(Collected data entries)
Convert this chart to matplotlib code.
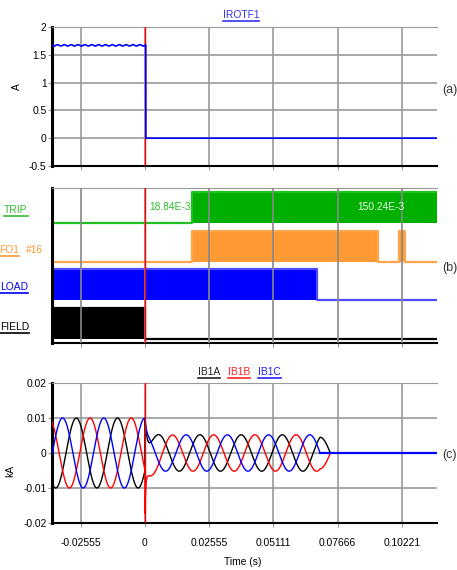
import numpy as np
import matplotlib
matplotlib.use('Agg')
import matplotlib.pyplot as plt
from matplotlib.lines import Line2D

plt.rcParams['font.family'] = ['Liberation Sans', 'DejaVu Sans']
plt.rcParams['font.size'] = 7.4

# time axis
X_TICKS = [-0.02555, 0.0, 0.02555, 0.05111, 0.07666, 0.10221]
X_TICK_LABELS = ['-0.02555', '0', '0.02555', '0.05111', '0.07666', '0.10221']
X_MIN, X_MAX = -0.0370, 0.1162
CURSOR_T = 0.0

# (a) IROTF1 rotor current (A)
IROTF1_LEVEL = 1.67
IROTF1_RIPPLE = 0.012
IROTF1_RIPPLE_HZ = 366.0
IROTF1_OFF_T = 0.0003
IROTF1_AFTER = 0.0

# (b) digital channels: switching times and states
SIG_LABELS = ['TRIP', 'FO1', 'LOAD', 'FIELD']
TRIP_T = [X_MIN, 0.01884, X_MAX]
TRIP_V = [0, 1, 1]
FO1_T = [X_MIN, 0.01884, 0.0926, 0.1009, 0.1033, X_MAX]
FO1_V = [0, 1, 0, 1, 0, 0]
LOAD_T = [X_MIN, 0.0686, X_MAX]
LOAD_V = [1, 0, 0]
FIELD_T = [X_MIN, 0.0, X_MAX]
FIELD_V = [1, 0, 0]
TRIP_TEXT = '18.84E-3'
TRIP_TEXT_T = 0.01884
TRIP_END_TEXT = '150.24E-3'
TRIP_END_TEXT_T = 0.0937

# (c) breaker currents IB1A/IB1B/IB1C (kA)
FREQ_HZ = 61.0
PHASE0_DEG = -30.0          # IB1C at its peak at t = 0
AMP_PRE = 0.0100
AMP_POST = 0.0052
# decaying offsets right after t = 0: (kA, time constant s)
OFFS_A = [(0.0125, 0.0010)]
OFFS_B = [(-0.0125, 0.0003), (-0.0030, 0.0030)]
OFFS_C = [(0.0050, 0.0005)]
OPEN_C_AFTER = 0.066        # phase C clears at its next current zero
Y_C_TICKS = [-0.02, -0.01, 0.0, 0.01, 0.02]
Y_C_LABELS = ['-0.02', '-0.01', '0', '0.01', '0.02']
Y_A_TICKS = [-0.5, 0, 0.5, 1, 1.5, 2]
Y_A_LABELS = ['-0.5', '0', '0.5', '1', '1.5', '2']

W, H = 457, 570
fig = plt.figure(figsize=(W / 100, H / 100), dpi=100)

def fpos(left, top, right, bottom):
    return [left / W, 1 - bottom / H, (right - left) / W, (bottom - top) / H]

GRID = '#9a9a9a'

def style(ax, show_xlabels=False):
    ax.set_xlim(X_MIN, X_MAX)
    ax.set_xticks(X_TICKS)
    if show_xlabels:
        ax.set_xticklabels(X_TICK_LABELS)
    else:
        ax.set_xticklabels([])
    ax.tick_params(axis='x', length=3, color=GRID, pad=8)
    ax.tick_params(axis='y', length=3, color=GRID, pad=1)
    ax.grid(True, color=GRID, lw=1.2)
    ax.spines['left'].set_color('black')
    ax.spines['left'].set_linewidth(2.2)
    ax.spines['bottom'].set_color('black')
    ax.spines['bottom'].set_linewidth(1.5)
    ax.spines['top'].set_color(GRID)
    ax.spines['right'].set_visible(False)
    ax.axvline(CURSOR_T, color='red', lw=1, zorder=5)

# ---------- (a)
ax1 = fig.add_axes(fpos(52, 27, 437, 166))
t = np.arange(X_MIN, X_MAX, 2e-5)
irotf = np.where(t < IROTF1_OFF_T,
                 IROTF1_LEVEL + IROTF1_RIPPLE * np.sin(2 * np.pi * IROTF1_RIPPLE_HZ * t),
                 IROTF1_AFTER)
ax1.plot(t, irotf, color='#0000ff', lw=1.2, zorder=6)
ax1.set_ylim(-0.5, 2)
ax1.set_yticks(Y_A_TICKS)
ax1.set_yticklabels(Y_A_LABELS)
style(ax1)
ax1.set_axisbelow(True)

# ---------- (b)
ax2 = fig.add_axes(fpos(52, 188, 437, 343))
sigs = [(FIELD_T, FIELD_V, 'black', 'black'),
        (LOAD_T, LOAD_V, '#0000ff', '#4d4dff'),
        (FO1_T, FO1_V, '#ff9933', '#ffa64d'),
        (TRIP_T, TRIP_V, '#00b000', '#22c022')]
for i, (ts, vs, fc, ec) in enumerate(sigs):
    base = i + 0.1
    top = base + 0.8 * np.array(vs)
    ax2.fill_between(ts, base, top, step='post', color=fc, lw=0, zorder=1)
    ax2.step(ts, top, where='post', color=ec, lw=1.6, zorder=2)
ax2.set_ylim(0, 4)
ax2.set_yticks([])
style(ax2)
ax2.grid(False)
for xt in X_TICKS:
    ax2.axvline(xt, color='#888888', lw=1.2, zorder=3)
ax2.text(TRIP_TEXT_T - 0.0008, 3.5, TRIP_TEXT, color='#33bb33', ha='right', va='center', zorder=6)
ax2.text(TRIP_END_TEXT_T, 3.5, TRIP_END_TEXT, color='#e8f8e8', ha='center', va='center', zorder=6)

# ---------- (c)
ax3 = fig.add_axes(fpos(52, 383, 437, 523))
th = 2 * np.pi * FREQ_HZ * t + np.radians(PHASE0_DEG)
amp = np.where(t < 0, AMP_PRE, AMP_POST)
ia = amp * np.sin(th)
ib = amp * np.sin(th - 2 * np.pi / 3)
ic = amp * np.sin(th + 2 * np.pi / 3)
after = t >= 0
for arr, offs in ((ia, OFFS_A), (ib, OFFS_B), (ic, OFFS_C)):
    for a0, tau in offs:
        arr[after] += a0 * np.exp(-t[after] / tau)
# pole C opens at a current zero, then A and B share one loop until their zero
k = np.where((t[1:] > OPEN_C_AFTER) & (np.sign(ic[1:]) != np.sign(ic[:-1])))[0][0] + 1
iab = (ia - ib) / 2
ic[k:] = 0.0
m = k + np.where(np.sign(iab[k + 1:]) != np.sign(iab[k:-1]))[0][0] + 1
ia[k:] = iab[k:]
ib[k:] = -iab[k:]
ia[m:] = 0.0
ib[m:] = 0.0
ax3.plot(t, ia, color='black', lw=1, zorder=3)
ax3.plot(t, ib, color='#ff0000', lw=1, zorder=3)
ax3.plot(t, ic, color='#0000ff', lw=1, zorder=3)
ic_tail = t >= t[k]
ax3.plot(t[ic_tail], ic[ic_tail], color='#0000ff', lw=1.6, zorder=4)
ax3.set_ylim(-0.02, 0.02)
ax3.set_yticks(Y_C_TICKS)
ax3.set_yticklabels(Y_C_LABELS)
style(ax3, show_xlabels=True)
ax3.set_axisbelow(True)

# ---------- figure texts
def ftext(x, y, s, **kw):
    return fig.text(x / W, 1 - y / H, s, **kw)

underlined = []
underlined.append(ftext(241, 15, 'IROTF1', color='#3333ee', ha='center', va='center'))
underlined.append(ftext(198, 372, 'IB1A', color='#222222', ha='left', va='center'))
underlined.append(ftext(228, 372, 'IB1B', color='#ff2222', ha='left', va='center'))
underlined.append(ftext(258, 372, 'IB1C', color='#2222ff', ha='left', va='center'))
underlined.append(ftext(4, 210, SIG_LABELS[0], color='#33bb33', ha='left', va='center'))
underlined.append(ftext(-1, 250, SIG_LABELS[1], color='#ff9933', ha='left', va='center'))
ftext(26, 250, '#16', color='#ff9933', ha='left', va='center')
underlined.append(ftext(0, 287, SIG_LABELS[2], color='#0000ee', ha='left', va='center'))
underlined.append(ftext(0, 327, SIG_LABELS[3], color='black', ha='left', va='center'))

ftext(17, 87, 'A', rotation=90, ha='center', va='center')
ftext(10, 471, 'kA', rotation=90, ha='center', va='center')
ftext(243, 562, 'Time (s)', ha='center', va='center')
for lab, y in (('(a)', 90), ('(b)', 268), ('(c)', 455)):
    ftext(442, y, lab, color='#333333', fontsize=9, ha='left', va='center')

fig.canvas.draw()
rend = fig.canvas.get_renderer()
for txt in underlined:
    bb = txt.get_window_extent(rend)
    y = (bb.y0 - 1.0) / H
    fig.add_artist(Line2D([max(bb.x0, 0) / W, bb.x1 / W], [y, y],
                          transform=fig.transFigure, color=txt.get_color(), lw=1.2))

fig.savefig('out.png', dpi=100)
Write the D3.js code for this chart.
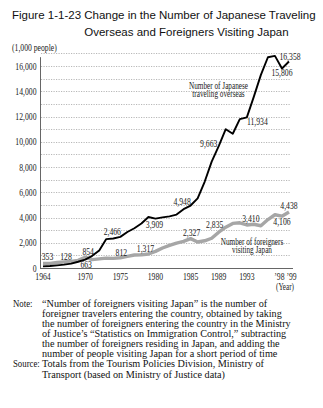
<!DOCTYPE html>
<html>
<head>
<meta charset="utf-8">
<script src="https://cdn.jsdelivr.net/npm/d3@7"></script>
<style>
  html, body { margin: 0; padding: 0; background: #fff; }
  svg { display: block; }
</style>
</head>
<body>
<svg id="chart" width="323" height="408"></svg>
<script>
// Years covered by the series
const years = [1964, 1965, 1966, 1967, 1968, 1969, 1970, 1971, 1972, 1973, 1974, 1975,
               1976, 1977, 1978, 1979, 1980, 1981, 1982, 1983, 1984, 1985, 1986, 1987,
               1988, 1989, 1990, 1991, 1992, 1993, 1994, 1995, 1996, 1997, 1998, 1999];

// Japanese traveling overseas (thousand people)
const japaneseOverseas = [128, 159, 212, 268, 344, 493, 663, 961, 1392, 2289, 2336, 2466,
                          2853, 3151, 3525, 4038, 3909, 4006, 4086, 4232, 4659, 4948, 5516, 6829,
                          8427, 9663, 10997, 10634, 11791, 11934, 13579, 15298, 16695, 16803, 15806, 16358];

// Foreigners visiting Japan (thousand people)
const foreignVisitors = [353, 367, 433, 477, 519, 609, 854, 661, 724, 785, 764, 812,
                         915, 1028, 1039, 1113, 1317, 1583, 1793, 1968, 2110, 2327, 2062, 2155,
                         2355, 2835, 3236, 3533, 3582, 3410, 3468, 3345, 3837, 4218, 4106, 4438];

// Axis ticks
const yTickValues = [0, 2000, 4000, 6000, 8000, 10000, 12000, 14000, 16000];
const xTickYears = [1964, 1970, 1975, 1980, 1985, 1989, 1993, 1998.5];
const xTickLabels = ["1964", "1970", "1975", "1980", "1985", "1989", "1993", "\u201998 \u201999"];

// Years whose values are written next to each line
const japaneseLabelYears = [1964, 1970, 1975, 1980, 1985, 1989, 1993, 1998, 1999];
const foreignLabelYears = [1964, 1970, 1975, 1980, 1985, 1989, 1993, 1998, 1999];

// Texts
const titleLines = ["Figure 1-1-23", "Change in the Number of Japanese Traveling",
                    "Overseas and Foreigners Visiting Japan"];
const unitLabel = "(1,000 people)";
const yearLabel = "(Year)";
const japaneseName = ["Number of Japanese", "traveling overseas"];
const foreignName = ["Number of foreigners", "visiting Japan"];
const noteLines = [
  ["Note:", "\u201cNumber of foreigners visiting Japan\u201d is the number of"],
  ["", "foreigner travelers entering the country, obtained by taking"],
  ["", "the number of foreigners entering the country in the Ministry"],
  ["", "of Justice\u2019s \u201cStatistics on Immigration Control,\u201d subtracting"],
  ["", "the number of foreigners residing in Japan, and adding the"],
  ["", "number of people visiting Japan for a short period of time"],
  ["Source:", "Totals from the Tourism Policies Division, Ministry of"],
  ["", "Transport (based on Ministry of Justice data)"]
];

const svg = d3.select("#chart");
const serif = "'Liberation Serif', 'Times New Roman', serif";
const sans = "'Liberation Sans', Arial, sans-serif";
const SX = 0.77;           // horizontal squeeze of the chart lettering
const chartFont = 10;

const x = d3.scaleLinear().domain([1964, 1999]).range([43, 289]);
const y = d3.scaleLinear().domain([0, 17000]).range([268, 53.4]);

// Squeezed serif text helper
function ctext(g, tx, ty, str, anchor, size) {
  return g.append("text")
    .attr("transform", `translate(${tx},${ty}) scale(${SX},1)`)
    .attr("text-anchor", anchor || "middle")
    .attr("font-family", serif)
    .attr("font-size", size || chartFont)
    .attr("fill", "#222")
    .text(str);
}

// ---- Title ----
const title = svg.append("g").attr("font-family", sans).attr("font-size", 11.5).attr("fill", "#111");
const t1 = title.append("text").attr("x", 12).attr("y", 18.5);
t1.append("tspan").text(titleLines[0] + " ");
t1.append("tspan").text(titleLines[1]);
const indent = 12 + t1.node().getSubStringLength(0, titleLines[0].length + 1);
title.append("text").attr("x", indent).attr("y", 35.5).text(titleLines[2]);

// ---- Grid ----
const grid = svg.append("g");
grid.selectAll("line")
  .data(y.ticks(17).filter(d => d > 0))
  .join("line")
  .attr("x1", x.range()[0] - 2).attr("x2", x.range()[1] + 2)
  .attr("y1", d => Math.round(y(d)) + 0.5).attr("y2", d => Math.round(y(d)) + 0.5)
  .attr("stroke", "#9a9a9a")
  .attr("stroke-width", 0.7)
  .attr("stroke-dasharray", "1.2,1.3");

// ---- Axes ----
const axisG = svg.append("g");
axisG.append("line")
  .attr("x1", 40.5).attr("x2", 40.5)
  .attr("y1", y(16700)).attr("y2", y(0) + 1)
  .attr("stroke", "#666").attr("stroke-width", 1);
axisG.append("line")
  .attr("x1", 40).attr("x2", x.range()[1] + 4)
  .attr("y1", Math.round(y(0)) + 0.5).attr("y2", Math.round(y(0)) + 0.5)
  .attr("stroke", "#666").attr("stroke-width", 1);

yTickValues.forEach(v => ctext(axisG, 36.5, y(v) + 3.5, d3.format(",")(v), "end"));
xTickYears.forEach((yr, i) => ctext(axisG, x(yr), 280, xTickLabels[i]));
ctext(axisG, 285, 290, yearLabel, "middle", 9.3);
ctext(axisG, 12, 51, unitLabel, "start");

// ---- Lines ----
const line = d3.line().x((d, i) => x(years[i])).y(d => y(d));
svg.append("path")
  .datum(foreignVisitors)
  .attr("d", line)
  .attr("fill", "none")
  .attr("stroke", "#a6a6a6")
  .attr("stroke-width", 3.4)
  .attr("stroke-linejoin", "round");
svg.append("path")
  .datum(japaneseOverseas)
  .attr("d", line)
  .attr("fill", "none")
  .attr("stroke", "#000")
  .attr("stroke-width", 1.9)
  .attr("stroke-linejoin", "round");

// ---- Value labels ----
const fmt = d3.format(",");
const japaneseOffsets = {
  1964: [23, -6], 1970: [1, 8], 1975: [-8, -1.5], 1980: [-1, 9], 1985: [-8.5, -0.5],
  1989: [-10, 0.5], 1993: [10.5, 8], 1998: [0, 8], 1999: [1, -2]
};
const foreignOffsets = {
  1964: [4.5, -3.5], 1970: [3, -2.5], 1975: [1, -2.2], 1980: [-10, 0.3], 1985: [1, -2.6],
  1989: [-4, -4], 1993: [4, -3.3], 1998: [0, 9], 1999: [0, -2.5]
};
const labels = svg.append("g");
japaneseLabelYears.forEach(yr => {
  const v = japaneseOverseas[years.indexOf(yr)];
  const o = japaneseOffsets[yr];
  ctext(labels, x(yr) + o[0], y(v) + o[1], fmt(v));
});
foreignLabelYears.forEach(yr => {
  const v = foreignVisitors[years.indexOf(yr)];
  const o = foreignOffsets[yr];
  ctext(labels, x(yr) + o[0], y(v) + o[1], fmt(v));
});

// ---- Series names ----
japaneseName.forEach((s, i) => ctext(labels, 218.5, 88.5 + i * 8.6, s, "middle", 9.4));
foreignName.forEach((s, i) => ctext(labels, 252, 244.5 + i * 8.8, s, "middle", 9.4));

// ---- Note and source ----
// Body lines are squeezed so the widest one spans the text column (x 42 to 302).
const noteSize = 10.2;
const note = svg.append("g").attr("font-family", serif).attr("font-size", noteSize).attr("fill", "#111");
const probe = note.append("text").text(noteLines[2][1]);
const noteSX = Math.min(1, 260 / probe.node().getComputedTextLength());
probe.remove();
noteLines.forEach((ln, i) => {
  const by = 306.5 + i * 10.15;
  if (ln[0]) note.append("text")
    .attr("transform", `translate(13,${by}) scale(${noteSX * 0.86},1)`).text(ln[0]);
  note.append("text")
    .attr("transform", `translate(42,${by}) scale(${noteSX},1)`).text(ln[1]);
});
</script>
</body>
</html>
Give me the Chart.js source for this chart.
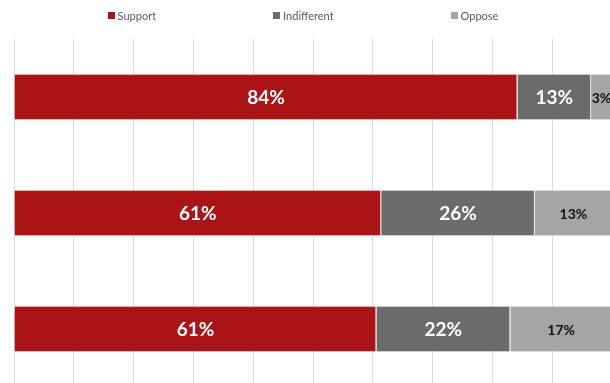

- The request -
Repeat, with no pictures, exactly the lines from the one containing "Write the D3.js code for this chart." through the one containing "1997, 1998, 1999];", the first and last included.

- Solution to the exercise -
Write the D3.js code for this chart.
<!DOCTYPE html>
<html>
<head>
<meta charset="utf-8">
<script src="https://cdn.jsdelivr.net/npm/d3@7"></script>
<style>
  html, body { margin: 0; padding: 0; background: #fff; }
  svg { display: block; }
</style>
</head>
<body>
<svg id="chart" width="323" height="408"></svg>
<script>
// Years covered by the series
const years = [1964, 1965, 1966, 1967, 1968, 1969, 1970, 1971, 1972, 1973, 1974, 1975,
               1976, 1977, 1978, 1979, 1980, 1981, 1982, 1983, 1984, 1985, 1986, 1987,
               1988, 1989, 1990, 1991, 1992, 1993, 1994, 1995, 1996, 1997, 1998, 1999];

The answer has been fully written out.